Friday, November 02, 2007

Mukasey and Petards


If being hoist on your own petard is an illustration of your bad acts coming back to haunt you, is being hoist on somebody else's petard a form of torture? You can mull on that if you wish, but don't ask Michael Mukasey - he hasn't been briefed.

Robert Farley (somewhat crudely) explores the question of whether it is necessary to be briefed before you can identify something as torture, but I saw something else in Bush's remarks:
I believe that the questions he's been asked are unfair; he's not been read into a program - he has been asked to give opinions of a program or techniques of a program on which he has not been briefed.
This comment to me says one of two things: Bush is stupid, or Bush thinks that a majority of the American people are stupid. Do you need to be briefed to know that being given a hot meal and a pillow to sit on is not torture? Do you need to be briefed to know that having your joints smashed with a sledgehammer is torture?

If Bush is trying to make the case that waterboarding falls into a nebulous middle ground, such that there are legitimate questions as to whether or not it is torture, he should make that case. Apparently even Bush's best speechwriters can't find a way to make a purse of that pig's ear. As he can't make an honest case, (like usual) he treats the American people like a herd of mindless sheep, willing to (continue to) lap up his deceptions and evasions. And many seem happy to do so.
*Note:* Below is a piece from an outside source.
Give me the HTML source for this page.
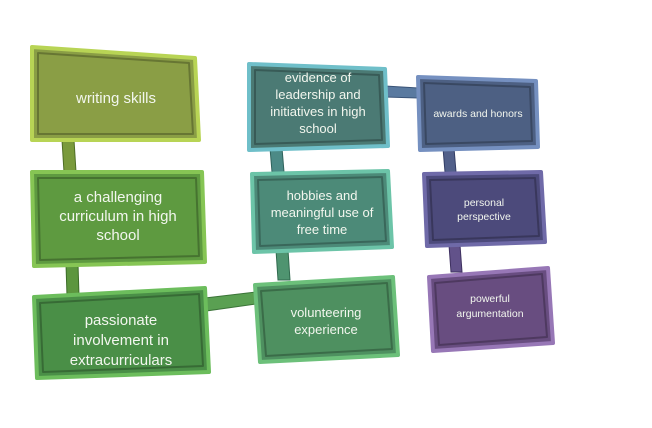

The Washington Post, which has been squarely in the Mukasey camp since day one, argues,
It is extraordinary that a man who rightly would have been confirmed with overwhelming support had he been President Bush's first nominee for attorney general may now be denied that post in the waning months of the administration
Well, here's something to consider - does anybody think that Mukasey would have evaded the question of whether waterboarding was torture back in early 2001? If he was asked a question as to whether under his leadership the Justice Department would investigate credible allegations that a federal law enforcement agency had waterboarded suspects, would he truly have said "no", or "I have to check to see if that's an acceptable form of interrogation"? And if he had, would his nomination not have gone down in flames?

The difference, of course, is that the Bush Administration has waterboarded suspects, and thus the necessity of evasion - if Mukasey answers in a manner consistent with past American policies, legal and military precedent, and common sense, he could be categorizing those past actions as crimes. If he answers "no", even John "Let him answer that question after he's confirmed" McCain might have to break down and vote against him.

Bush's implied threat that he won't send another potential nominee to Congress if Mukasey isn't approved? That to me sounds like reason to reject Mukasey. If Bush is that confident that Mukasey, fully briefed and informed on waterboarding, will either come down on the "no, it's not torture" side of the debate, or will otherwise sweep the issue under the carpet, suggests that Mukasey is being dishonest with Congress. It also reveals a Bush litmus test for candidates - "You can't say that waterboarding is torture", as otherwise he wouldn't have much difficulty coming up with an alternate nominee. Sending a succession of people as evasive on the subject as Mukasey would simply serve to highlight the Bush Administration's mendacity on this subject. (Which, as Glenn Greenwald points out, is not to say that Congress is much better.)

If Bush were an honest man, a courageous man, or a man of integrity, he would stand behind his actions and either declare that waterboarding is not torture, or that during its period of use he believed it was necessary to use torture as part of his "War on Terror". Don't hold your breath.